WEDNESDAY, July 21, 2021 (HealthDay News)
“During sleep, the muscles keeping the upper airway stiff relax, and as a consequence, the airway narrows, which can cause snoring, snorting or in severe cases, the complete obstruction of the airway,” said Kurt Lushington, a sleep researcher at the University of South Australia.
While the long-term effects are not well understood, Lushington said research suggests sleep-disordered breathing could also impair heart and metabolic health.
“Sleep-disordered breathing is significantly undiagnosed in the community,” he noted in a university news release. “Parents can play an important role in the diagnostic process by looking out for the common symptoms, which include heavy breathing, snoring, gasping, or snorting, and stopping breathing altogether — and then share that information with their child’s doctor.”
Lushington’s team surveyed parents of more than 1,600 kids in South Australia and found that nearly all of those whose kids had symptoms considered apnea a problem. Nearly two-thirds of parents viewed snorting and gasping as a problem.
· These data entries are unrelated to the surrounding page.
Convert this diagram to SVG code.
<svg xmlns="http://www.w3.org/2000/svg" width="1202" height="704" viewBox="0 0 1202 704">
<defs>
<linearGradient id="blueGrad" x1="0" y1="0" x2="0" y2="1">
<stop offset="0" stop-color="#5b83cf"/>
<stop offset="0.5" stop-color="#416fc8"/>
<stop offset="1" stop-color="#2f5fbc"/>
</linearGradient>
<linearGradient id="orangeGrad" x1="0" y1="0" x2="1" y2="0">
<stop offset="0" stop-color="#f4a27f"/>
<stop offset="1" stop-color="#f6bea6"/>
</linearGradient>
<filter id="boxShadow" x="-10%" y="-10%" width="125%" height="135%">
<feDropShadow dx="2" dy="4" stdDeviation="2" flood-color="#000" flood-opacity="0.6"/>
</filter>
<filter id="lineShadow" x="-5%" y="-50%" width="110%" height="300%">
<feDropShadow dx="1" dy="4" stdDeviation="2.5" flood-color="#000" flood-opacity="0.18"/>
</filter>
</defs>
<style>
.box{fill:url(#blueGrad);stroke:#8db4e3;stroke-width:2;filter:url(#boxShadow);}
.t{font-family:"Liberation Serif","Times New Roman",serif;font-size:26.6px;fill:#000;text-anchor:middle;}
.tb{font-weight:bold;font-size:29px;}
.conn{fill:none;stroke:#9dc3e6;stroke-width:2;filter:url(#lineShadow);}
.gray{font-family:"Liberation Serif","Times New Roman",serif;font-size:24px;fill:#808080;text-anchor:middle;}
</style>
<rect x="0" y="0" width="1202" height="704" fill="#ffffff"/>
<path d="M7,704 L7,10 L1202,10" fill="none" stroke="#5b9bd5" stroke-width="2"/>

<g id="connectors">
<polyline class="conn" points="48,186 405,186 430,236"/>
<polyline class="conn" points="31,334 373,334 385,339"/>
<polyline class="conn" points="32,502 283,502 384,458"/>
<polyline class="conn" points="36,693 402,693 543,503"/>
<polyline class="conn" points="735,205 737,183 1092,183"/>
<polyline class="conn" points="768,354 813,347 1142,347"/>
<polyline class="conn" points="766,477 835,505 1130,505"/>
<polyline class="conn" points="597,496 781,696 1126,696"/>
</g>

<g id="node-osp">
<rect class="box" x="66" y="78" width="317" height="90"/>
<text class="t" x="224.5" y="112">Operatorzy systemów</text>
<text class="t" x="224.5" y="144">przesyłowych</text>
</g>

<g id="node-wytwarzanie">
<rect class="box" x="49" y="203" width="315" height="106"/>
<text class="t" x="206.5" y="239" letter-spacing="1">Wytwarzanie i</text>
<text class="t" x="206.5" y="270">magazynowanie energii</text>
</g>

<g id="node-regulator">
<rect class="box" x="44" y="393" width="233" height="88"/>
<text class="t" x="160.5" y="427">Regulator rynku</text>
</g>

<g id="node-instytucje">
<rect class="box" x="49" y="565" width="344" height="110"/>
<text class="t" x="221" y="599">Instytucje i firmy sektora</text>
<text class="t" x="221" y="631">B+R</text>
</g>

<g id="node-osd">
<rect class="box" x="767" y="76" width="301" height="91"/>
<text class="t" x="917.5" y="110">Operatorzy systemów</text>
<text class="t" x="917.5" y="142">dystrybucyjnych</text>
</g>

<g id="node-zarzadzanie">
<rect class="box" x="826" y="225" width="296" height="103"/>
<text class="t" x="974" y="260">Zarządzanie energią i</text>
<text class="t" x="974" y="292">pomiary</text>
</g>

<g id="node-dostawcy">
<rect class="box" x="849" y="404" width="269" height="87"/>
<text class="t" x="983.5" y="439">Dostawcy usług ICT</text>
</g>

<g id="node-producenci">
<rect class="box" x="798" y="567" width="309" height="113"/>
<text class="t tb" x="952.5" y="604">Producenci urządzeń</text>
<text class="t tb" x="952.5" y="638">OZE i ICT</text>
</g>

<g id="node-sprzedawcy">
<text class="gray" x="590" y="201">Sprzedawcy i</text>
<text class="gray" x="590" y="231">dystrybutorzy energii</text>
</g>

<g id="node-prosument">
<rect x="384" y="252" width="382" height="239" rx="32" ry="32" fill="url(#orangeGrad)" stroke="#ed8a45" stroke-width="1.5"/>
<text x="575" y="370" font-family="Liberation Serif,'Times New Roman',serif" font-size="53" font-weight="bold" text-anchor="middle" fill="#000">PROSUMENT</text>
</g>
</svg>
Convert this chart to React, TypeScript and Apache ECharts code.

But most parents don’t share these concerns with their child’s health care providers, the survey revealed.
“While there does need to be more education for parents on symptoms of sleep-disordered breathing — particularly around snoring or heavy breathing being a potential cause for concern, there are clearly other barriers to parents bringing up sleep problems in medical consultations,” Lushington said.
“To address this, we suggest medical practitioners need to purposely include questions about sleep at consultations to prompt parents to discuss any symptoms they may have observed in their children at night,” he added.